There's more to your intimate encounter than penetration alone. Whispering in your partner's ear, "How do you like that?" mid-stroke doesn't qualify as useful communication—directly find out what they want. This can happen before you get to the bedroom (and dirty talk might even lead you there). Strengthening the quality of communication will not only result in better sex (this is a fact), it will also result in a healthier relationships at any level—friends with benefits, to married 15 years with children.

Look for other ways to please your partner.

If you're striving to go the distance but consistently feeling like you're falling short, don't let insecurity over a speedy session get you down. There are always methods, such as mastering the art of cunnilingus and making sure you have a confident, firm, but conscious touch. Start gentle, and read the signals. But most importantly, showing you're invested in your partner's pleasure rather than how long you can pound it out can ultimately bypass how short (or long) you last.

You may already be lasting long enough.

Those of you already going the distance should probably check with your partner.
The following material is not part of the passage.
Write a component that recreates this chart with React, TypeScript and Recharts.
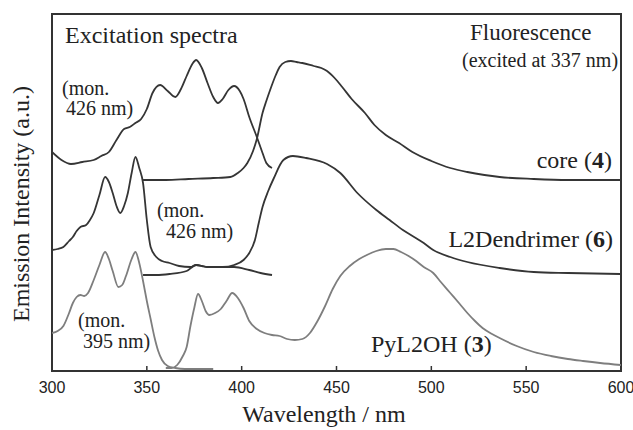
import React from 'react';
import { LineChart, Line, XAxis, YAxis, Customized, ReferenceLine } from 'recharts';

// Wavelength (nm), intensity (a.u., offset traces)
const coreExcitation: number[][] = [
  [300, 219], [305, 211], [310, 207], [316, 209], [322, 211], [326, 215], [330, 219], [334, 231],
  [338, 242], [341, 244], [344, 248], [347, 252], [350, 262], [353, 278], [357, 286], [361, 280],
  [365, 274], [368, 282], [371, 295], [374, 307], [376, 311], [379, 303], [382, 288], [385, 274],
  [387.5, 268], [390, 272], [393, 281], [396, 285], [399, 280], [401, 272], [404, 254], [408, 234],
  [411, 218], [413, 208], [416, 203],
];
const coreFluorescence: number[][] = [
  [348, 191], [360, 191], [372, 192], [385, 193], [394, 194], [398, 198], [401, 203], [403, 208],
  [406, 220], [408, 232], [411, 258], [413, 270], [415, 281], [418, 296], [420, 304], [423, 309],
  [426, 310], [429, 309], [432, 308], [438, 305], [442, 303], [445, 300], [449, 293], [453, 284],
  [458, 272], [465, 258], [470, 246], [476, 236], [483, 228], [490, 219], [500, 210], [510, 203],
  [519, 199], [528, 196], [536, 194], [554, 192], [572, 191], [600, 191],
];
const dendExcitation: number[][] = [
  [300, 121], [303, 122], [306, 124], [309, 130], [311, 134], [313, 140], [315, 144], [318, 146],
  [320, 151], [322, 158], [325, 176], [328, 194], [330, 189], [332, 178], [334, 165], [336, 158],
  [338, 165], [340, 178], [342, 198], [344, 214], [346, 203], [348, 188], [350, 151], [352, 124],
  [355, 114], [358, 110], [362, 108], [367, 105], [373, 104], [376, 106], [379, 105], [382, 104],
  [390, 104], [396, 104], [404, 101], [410, 98], [416, 96],
];
const dendFluorescence: number[][] = [
  [348, 96], [355, 96], [362, 97], [371, 100], [376, 106], [382, 104], [390, 104], [396, 106],
  [401, 111], [404, 118], [407, 131], [409, 148], [411, 164], [414, 180], [417, 193], [422, 211],
  [427, 215], [434, 213], [445, 207], [452, 198], [461, 178], [471, 161], [478, 151], [485, 141],
  [496, 128], [501, 121], [510, 114], [519, 109], [536, 103], [554, 99], [572, 98], [600, 97],
];
const pyExcitation: number[][] = [
  [300, 38], [303, 40], [306, 45], [309, 58], [311, 68], [313, 74], [315, 76], [317, 75],
  [319, 78], [322, 91], [325, 106], [328, 119], [330, 112], [332, 100], [335, 84], [337, 86],
  [339, 95], [342, 112], [344, 119], [346, 108], [348, 90], [350, 70], [352, 52], [354, 34],
  [356, 20], [358, 11], [361, 5], [365, 3], [370, 2], [378, 2], [385, 2],
];
const pyFluorescence: number[][] = [
  [360, 3], [363, 3], [366, 6], [369, 15], [371, 24], [373, 45], [375, 63], [377, 77],
  [379, 70], [381, 60], [383, 56], [386, 58], [389, 62], [392, 70], [395, 78], [398, 73],
  [401, 63], [404, 50], [408, 42], [412, 38], [416, 36], [420, 35], [424, 32], [428, 31],
  [432, 32], [436, 38], [440, 50], [444, 65], [448, 82], [452, 95], [457, 105], [462, 112],
  [466, 116], [471, 120], [476, 122], [480, 122], [484, 119], [488, 115], [492, 110], [496, 104],
  [501, 98], [505, 89], [510, 78], [515, 67], [519, 58], [523, 50], [527, 43], [532, 37],
  [536, 33], [545, 25], [554, 19], [563, 15], [572, 12], [580, 10], [589, 8], [600, 6],
];
const xTicks = [300, 350, 400, 450, 500, 550, 600];
const innerTicks = [350, 400, 450, 500, 550];
const Y_MAX = 357;
const TICK_LEN = 5;

const toPoints = (a: number[][]) => a.map(([x, y]) => ({ x, y }));

const W = 633;
const H = 430;
const MARGIN = { top: 14, right: 12, bottom: 29, left: 52 };
const XAXIS_H = 30;

const DARK = '#353535';
const LIGHT = '#7e7e7e';
const FRAME = '#333333';
const SERIF = "'Liberation Serif', 'Times New Roman', 'DejaVu Serif', serif";
const SANS = "'Liberation Sans', Arial, 'DejaVu Sans', sans-serif";

const series = [
  { name: 'coreExc', data: toPoints(coreExcitation), color: DARK },
  { name: 'coreFl', data: toPoints(coreFluorescence), color: DARK },
  { name: 'dendExc', data: toPoints(dendExcitation), color: DARK },
  { name: 'dendFl', data: toPoints(dendFluorescence), color: DARK },
  { name: 'pyExc', data: toPoints(pyExcitation), color: LIGHT },
  { name: 'pyFl', data: toPoints(pyFluorescence), color: LIGHT },
];

const Tick = (props: any) => {
  const { x, y, payload } = props;
  return (
    <text x={x} y={y + 22} textAnchor="middle" fontFamily={SANS} fontSize={16} fill="#222" stroke="none">
      {payload.value}
    </text>
  );
};

const Annotations = () => {
  const fx = MARGIN.left;
  const fy = MARGIN.top;
  const fw = W - MARGIN.left - MARGIN.right;
  const fh = H - MARGIN.top - MARGIN.bottom - XAXIS_H;
  return (
    <g>
      <rect x={fx} y={fy} width={fw} height={fh} fill="none" stroke={FRAME} strokeWidth={2} />
      <g fill="#222" style={{ fontFamily: SERIF }}>
        <text x={65} y={43} fontSize={24}>Excitation spectra</text>
        <text x={470} y={40} fontSize={23}>Fluorescence</text>
        <text x={462} y={67} fontSize={20}>(excited at 337 nm)</text>
        <text x={612} y={168} fontSize={24} textAnchor="end">core (<tspan fontWeight="bold">4</tspan>)</text>
        <text x={613} y={247} fontSize={24} textAnchor="end">L2Dendrimer (<tspan fontWeight="bold">6</tspan>)</text>
        <text x={371} y={352} fontSize={24}>PyL2OH (<tspan fontWeight="bold">3</tspan>)</text>
        <text x={62} y={95} fontSize={20}>(mon.</text>
        <text x={66} y={115} fontSize={20}>426 nm)</text>
        <text x={157} y={217} fontSize={20}>(mon.</text>
        <text x={166} y={238} fontSize={20}>426 nm)</text>
        <text x={78} y={327} fontSize={20}>(mon.</text>
        <text x={83} y={348} fontSize={20}>395 nm)</text>
        <text x={324} y={422} fontSize={24} textAnchor="middle">Wavelength / nm</text>
        <text x={29} y={204} fontSize={24} textAnchor="middle" transform="rotate(-90 29 204)">
          Emission Intensity (a.u.)
        </text>
      </g>
    </g>
  );
};

export default function App() {
  return (
    <div style={{ position: 'absolute', left: 0, top: 0, background: '#fff' }}>
      <LineChart width={W} height={H} margin={MARGIN}>
        <XAxis
          type="number"
          dataKey="x"
          domain={[300, 600]}
          ticks={xTicks}
          interval={0}
          allowDataOverflow
          axisLine={false}
          tickLine={false}
          tickSize={0}
          tickMargin={0}
          height={XAXIS_H}
          tick={<Tick />}
        />
        <YAxis type="number" domain={[0, Y_MAX]} allowDataOverflow hide />
        {innerTicks.map((t) => (
          <ReferenceLine
            key={`tick-${t}`}
            segment={[{ x: t, y: 0 }, { x: t, y: TICK_LEN }]}
            stroke={FRAME}
            strokeWidth={1.5}
            ifOverflow="visible"
          />
        ))}
        {series.map((s) => (
          <Line
            key={s.name}
            data={s.data}
            dataKey="y"
            type="monotone"
            dot={false}
            activeDot={false}
            stroke={s.color}
            strokeWidth={1.8}
            isAnimationActive={false}
          />
        ))}
        <Customized component={Annotations} />
      </LineChart>
    </div>
  );
}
Maybe you're killing the game and really laying it down for an extended period of ecstasy, but your partner could also be accommodating you and your ego—just ask! And you don't have to say, "Am I lasting too long?" You can simply pose this inquiry as wanting to learn more about what works for their needs. Further, after you check if you're doing all you can for them (as in, you come second), it may be more comfortable to ask for things that you like that may help you get off sooner—before your partner is over it and staring at the ceiling.

Bottom line: Communicate. Once you aren't wasting energy on lasting as long as you possibly can, you'll put yourself in position to have a constantly evolving and ever-improving sex life—one where the last thing you need to worry about is the clock. And besides, there's always round two.